Bottom line? Dawkins did what pro athletes almost always do; he took the money. I don't blame him a bit. But let's not paint this as something that it's not.

The multi-year package Dawkins got from the Broncos - five years and $17 million - is a bit misleading. In reality it will be more like two years, and $9 million. And Dawkins was never going to get that from the Eagles.

You can argue that point all you want, maybe you think Dawkins earned that kind of offer from the Eagles after 13 stellar years. I'm not so sure. I have heard those saying the team consistently low-balled Dawkins over his career, but they did re-sign him two years ago when many already believe he was past his prime. That signing in itself went against the team's much-hated M.O. of not signing players after they blow past the mythical age barrier of 30.

At the beginning of this season, it appared as if Dawkins' reign as the much-feared leader of the Eagles' 'D" appeared over. Fans were calling for his head after a Week Two debacle in which he got undressed in a man-to-man situation against the Cowboys at the goal line. To his credit, Dawkins, as he always did, met his critics head-on. He vowed he was not done, that he had plenty left in his tank. Then he went out and proved it on the field, once again becoming the fulcrum of the defense as they excelled down the stretch, leading to an unexpected playoff push.

I will miss Dawskins as much as anyone. There are a few things I will not miss, however. A lot of people believe Dawkins was the emotional leader of the team, and they always point to his elaborate entrance onto the field during the team introductions. I've never been much of a rah-rah guy, and I tired of some of Dawk's antics - both before and during the game - a long time agao.

There is something else that needs to be said here as well. Dawkins always talked about the team, and about winning a Super Bowl. Does he believe he now has a better chance of accomplishing that goal in Denver?
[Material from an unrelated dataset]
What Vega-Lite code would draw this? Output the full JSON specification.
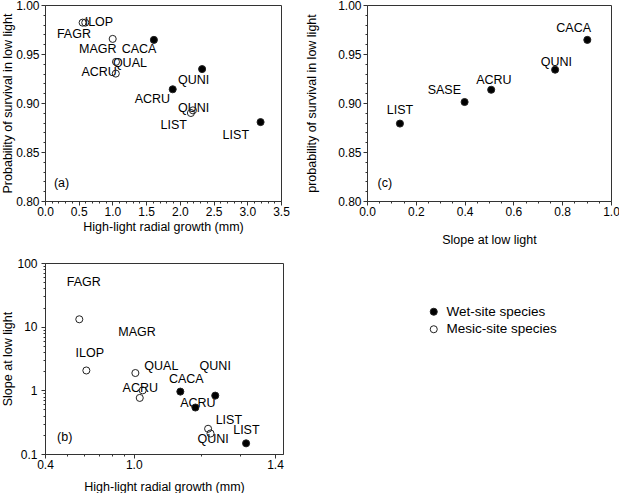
{
  "$schema": "https://vega.github.io/schema/vega-lite/v6.json",
  "padding": {"left": 0, "top": -2, "right": 0, "bottom": 0},
  "background": "white",
  "config": {
    "view": {"stroke": "#333", "strokeWidth": 1},
    "axis": {"grid": false, "domainColor": "#333", "tickColor": "#333", "labelFont": "Liberation Sans", "labelFontSize": 12, "labelColor": "black", "titleFont": "Liberation Sans", "titleFontSize": 12.5, "titleFontWeight": "normal", "titleColor": "black", "labelOverlap": false, "labelFlush": false},
    "text": {"font": "Liberation Sans", "fontSize": 12.5, "color": "black"}
  },
  "datasets": {
    "pa": [
      {"label": "CACA", "site": "Wet-site species", "x": 1.615, "y": 0.9644},
      {"label": "QUNI", "site": "Wet-site species", "x": 2.33, "y": 0.9346},
      {"label": "ACRU", "site": "Wet-site species", "x": 1.894, "y": 0.914},
      {"label": "LIST", "site": "Wet-site species", "x": 3.197, "y": 0.8805},
      {"label": "FAGR", "site": "Mesic-site species", "x": 0.558, "y": 0.982},
      {"label": "ILOP", "site": "Mesic-site species", "x": 0.597, "y": 0.982},
      {"label": "MAGR", "site": "Mesic-site species", "x": 1.004, "y": 0.9654},
      {"label": "QUAL", "site": "Mesic-site species", "x": 1.053, "y": 0.942},
      {"label": "ACRU", "site": "Mesic-site species", "x": 1.05, "y": 0.930},
      {"label": "LIST", "site": "Mesic-site species", "x": 2.164, "y": 0.8898},
      {"label": "QUNI", "site": "Mesic-site species", "x": 2.194, "y": 0.8925}
    ],
    "la": [
      {"label": "ILOP", "x": 0.80, "y": 0.983},
      {"label": "FAGR", "x": 0.429, "y": 0.9705},
      {"label": "MAGR", "x": 0.784, "y": 0.955},
      {"label": "CACA", "x": 1.395, "y": 0.955},
      {"label": "QUAL", "x": 1.259, "y": 0.9407},
      {"label": "ACRU", "x": 0.803, "y": 0.9315},
      {"label": "QUNI", "x": 2.203, "y": 0.923},
      {"label": "ACRU", "x": 1.592, "y": 0.9044},
      {"label": "QUNI", "x": 2.203, "y": 0.8949},
      {"label": "LIST", "x": 1.909, "y": 0.878},
      {"label": "LIST", "x": 2.83, "y": 0.8678},
      {"label": "(a)", "x": 0.245, "y": 0.818}
    ],
    "pc": [
      {"label": "LIST", "site": "Wet-site species", "x": 0.135, "y": 0.879},
      {"label": "SASE", "site": "Wet-site species", "x": 0.40, "y": 0.901},
      {"label": "ACRU", "site": "Wet-site species", "x": 0.509, "y": 0.9135},
      {"label": "QUNI", "site": "Wet-site species", "x": 0.771, "y": 0.934},
      {"label": "CACA", "site": "Wet-site species", "x": 0.903, "y": 0.9644}
    ],
    "lc": [
      {"label": "LIST", "x": 0.135, "y": 0.893},
      {"label": "SASE", "x": 0.317, "y": 0.9135},
      {"label": "ACRU", "x": 0.52, "y": 0.923},
      {"label": "QUNI", "x": 0.776, "y": 0.9423},
      {"label": "CACA", "x": 0.847, "y": 0.977},
      {"label": "(c)", "x": 0.073, "y": 0.818}
    ],
    "pb": [
      {"label": "FAGR", "site": "Mesic-site species", "x": 0.570, "y": 13.06},
      {"label": "ILOP", "site": "Mesic-site species", "x": 0.613, "y": 2.05},
      {"label": "MAGR", "site": "Mesic-site species", "x": 1.017, "y": 1.87},
      {"label": "QUAL", "site": "Mesic-site species", "x": 1.097, "y": 1.0},
      {"label": "ACRU", "site": "Mesic-site species", "x": 1.064, "y": 0.76},
      {"label": "LIST", "site": "Mesic-site species", "x": 2.155, "y": 0.249},
      {"label": "QUNI", "site": "Mesic-site species", "x": 2.21, "y": 0.21},
      {"label": "CACA", "site": "Wet-site species", "x": 1.618, "y": 0.955},
      {"label": "ACRU", "site": "Wet-site species", "x": 1.89, "y": 0.537},
      {"label": "QUNI", "site": "Wet-site species", "x": 2.32, "y": 0.826},
      {"label": "LIST", "site": "Wet-site species", "x": 3.19, "y": 0.147}
    ],
    "lb": [
      {"label": "FAGR", "x": 0.597, "y": 50.5},
      {"label": "MAGR", "x": 1.035, "y": 8.35},
      {"label": "ILOP", "x": 0.635, "y": 3.92},
      {"label": "QUAL", "x": 1.33, "y": 2.43},
      {"label": "QUNI", "x": 2.32, "y": 2.43},
      {"label": "CACA", "x": 1.72, "y": 1.51},
      {"label": "ACRU", "x": 1.07, "y": 1.09},
      {"label": "ACRU", "x": 1.94, "y": 0.636},
      {"label": "LIST", "x": 2.67, "y": 0.348},
      {"label": "LIST", "x": 3.2, "y": 0.237},
      {"label": "QUNI", "x": 2.27, "y": 0.170},
      {"label": "(b)", "x": 0.49, "y": 0.184}
    ]
  },
  "columns": 2,
  "spacing": {"row": 62, "column": 84},
  "bounds": "flush",
  "resolve": {"scale": {"fill": "independent"}, "legend": {"fill": "independent"}},
  "concat": [
    {
      "width": 236, "height": 196,
      "encoding": {
        "x": {"field": "x", "type": "quantitative",
          "scale": {"domain": [0, 3.5], "nice": false, "zero": false},
          "axis": {"title": "High-light radial growth (mm)",
            "values": [0,0.1,0.2,0.3,0.4,0.5,0.6,0.7,0.8,0.9,1,1.1,1.2,1.3,1.4,1.5,1.6,1.7,1.8,1.9,2,2.1,2.2,2.3,2.4,2.5,2.6,2.7,2.8,2.9,3,3.1,3.2,3.3,3.4,3.5],
            "labelExpr": "indexof([0,0.5,1,1.5,2,2.5,3,3.5], datum.value) >= 0 ? format(datum.value, '.1f') : ''",
            "tickSize": {"condition": {"test": "indexof([0,0.5,1,1.5,2,2.5,3,3.5], datum.value) >= 0", "value": 4}, "value": 2},
            "labelPadding": 1, "titlePadding": 3}},
        "y": {"field": "y", "type": "quantitative",
          "scale": {"domain": [0.8, 1.0], "nice": false, "zero": false},
          "axis": {"title": "Probability of survival in low light",
            "values": [0.8,0.81,0.82,0.83,0.84,0.85,0.86,0.87,0.88,0.89,0.9,0.91,0.92,0.93,0.94,0.95,0.96,0.97,0.98,0.99,1],
            "labelExpr": "indexof([0.8,0.85,0.9,0.95,1], datum.value) >= 0 ? format(datum.value, '.2f') : ''",
            "tickSize": {"condition": {"test": "indexof([0.8,0.85,0.9,0.95,1], datum.value) >= 0", "value": 4}, "value": 2},
            "labelPadding": 2, "titlePadding": 1.5}}
      },
      "layer": [
        {"data": {"name": "la"}, "mark": {"type": "text", "align": "center", "baseline": "middle"}, "encoding": {"text": {"field": "label"}}},
        {"data": {"name": "pa"}, "mark": {"type": "point", "shape": "circle", "filled": true, "size": 50, "stroke": "#222", "strokeWidth": 1, "opacity": 1},
          "encoding": {"fill": {"field": "site", "type": "nominal", "scale": {"domain": ["Wet-site species", "Mesic-site species"], "range": ["black", "transparent"]}, "legend": null}}}
      ]
    },
    {
      "width": 244, "height": 196,
      "encoding": {
        "x": {"field": "x", "type": "quantitative",
          "scale": {"domain": [0, 1], "nice": false, "zero": false},
          "axis": {"title": "Slope at low light",
            "values": [0,0.05,0.1,0.15,0.2,0.25,0.3,0.35,0.4,0.45,0.5,0.55,0.6,0.65,0.7,0.75,0.8,0.85,0.9,0.95,1],
            "labelExpr": "indexof([0,0.2,0.4,0.6,0.8,1], datum.value) >= 0 ? format(datum.value, '.1f') : ''",
            "tickSize": {"condition": {"test": "indexof([0,0.2,0.4,0.6,0.8,1], datum.value) >= 0", "value": 4}, "value": 2},
            "labelPadding": 1, "titlePadding": 16}},
        "y": {"field": "y", "type": "quantitative",
          "scale": {"domain": [0.8, 1.0], "nice": false, "zero": false},
          "axis": {"title": "probability of survival in low light",
            "values": [0.8,0.81,0.82,0.83,0.84,0.85,0.86,0.87,0.88,0.89,0.9,0.91,0.92,0.93,0.94,0.95,0.96,0.97,0.98,0.99,1],
            "labelExpr": "indexof([0.8,0.85,0.9,0.95,1], datum.value) >= 0 ? format(datum.value, '.2f') : ''",
            "tickSize": {"condition": {"test": "indexof([0.8,0.85,0.9,0.95,1], datum.value) >= 0", "value": 4}, "value": 2},
            "labelPadding": 2, "titlePadding": 19}}
      },
      "layer": [
        {"data": {"name": "lc"}, "mark": {"type": "text", "align": "center", "baseline": "middle"}, "encoding": {"text": {"field": "label"}}},
        {"data": {"name": "pc"}, "mark": {"type": "point", "shape": "circle", "filled": true, "size": 50, "stroke": "#222", "strokeWidth": 1, "opacity": 1},
          "encoding": {"fill": {"field": "site", "type": "nominal", "scale": {"domain": ["Wet-site species", "Mesic-site species"], "range": ["black", "transparent"]}, "legend": null}}}
      ]
    },
    {
      "width": 238, "height": 191,
      "encoding": {
        "x": {"field": "x", "type": "quantitative",
          "scale": {"type": "log", "domain": [0.4, 4.67], "nice": false},
          "axis": {"title": "High-light radial growth (mm)",
            "values": [0.4,0.5,0.6,0.7,0.8,0.9,1,2,3,4.3],
            "labelExpr": "datum.value == 0.4 ? '0.4' : datum.value == 1 ? '1.0' : datum.value == 4.3 ? '1.4' : ''",
            "tickSize": {"condition": {"test": "indexof([0.4,1,4.3], datum.value) >= 0", "value": 4}, "value": 2},
            "labelPadding": 1, "titlePadding": 10}},
        "y": {"field": "y", "type": "quantitative",
          "scale": {"type": "log", "domain": [0.1, 100], "nice": false},
          "axis": {"title": "Slope at low light",
            "values": [0.1,0.2,0.3,0.4,0.5,0.6,0.7,0.8,0.9,1,2,3,4,5,6,7,8,9,10,20,30,40,50,60,70,80,90,100],
            "labelExpr": "indexof([0.1,1,10,100], datum.value) >= 0 ? format(datum.value, '~g') : ''",
            "tickSize": {"condition": {"test": "indexof([0.1,1,10,100], datum.value) >= 0", "value": 4}, "value": 2},
            "labelPadding": 4, "titlePadding": 2}}
      },
      "layer": [
        {"data": {"name": "lb"}, "mark": {"type": "text", "align": "center", "baseline": "middle"}, "encoding": {"text": {"field": "label"}}},
        {"data": {"name": "pb"}, "mark": {"type": "point", "shape": "circle", "filled": true, "size": 50, "stroke": "#222", "strokeWidth": 1, "opacity": 1},
          "encoding": {"fill": {"field": "site", "type": "nominal", "scale": {"domain": ["Wet-site species", "Mesic-site species"], "range": ["black", "transparent"]},
            "legend": {"orient": "none", "legendX": 382, "legendY": 42, "title": null, "direction": "vertical", "symbolType": "circle", "symbolSize": 50, "symbolStrokeColor": "#222", "symbolStrokeWidth": 1, "labelFont": "Liberation Sans", "labelFontSize": 13.5, "labelColor": "black", "labelOffset": 6, "rowPadding": 2.5}}}}
      ]
    }
  ]
}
It's interesting to contrast the way Dawkins is treated in this town, as opposed to a guy who has been his teammate for 10 of those 13 years.

Donovan McNabb has won exactly the same number of Super Bowls as Brian Dawkins. That would be zero. Yet Dawkins is loved; McNabb is often reviled.

McNabb has consistently been savaged for failing to take his team down the field in the final two minutes of the Birds' latest frustrating, disappointing playoff loss, in the Arizona desert. I was chief among them. But no one mentions that Dawkins and the defense also had a chance to win that game by shutting down Kurt Warner and the Cardinals' offense. Instead Warner calmly marched Arizona to the winning touchdown and two-point conversion.

I will miss Brian Dawkins. I am grateful for what he brought to this team, the emotion with which he played the game, and the way he went about his business on and off the field.

But in the end, he did what pro athletes almost always do: He took the money.

I'm not saying that's wrong, I'm just saying that shouldn't be overlooked.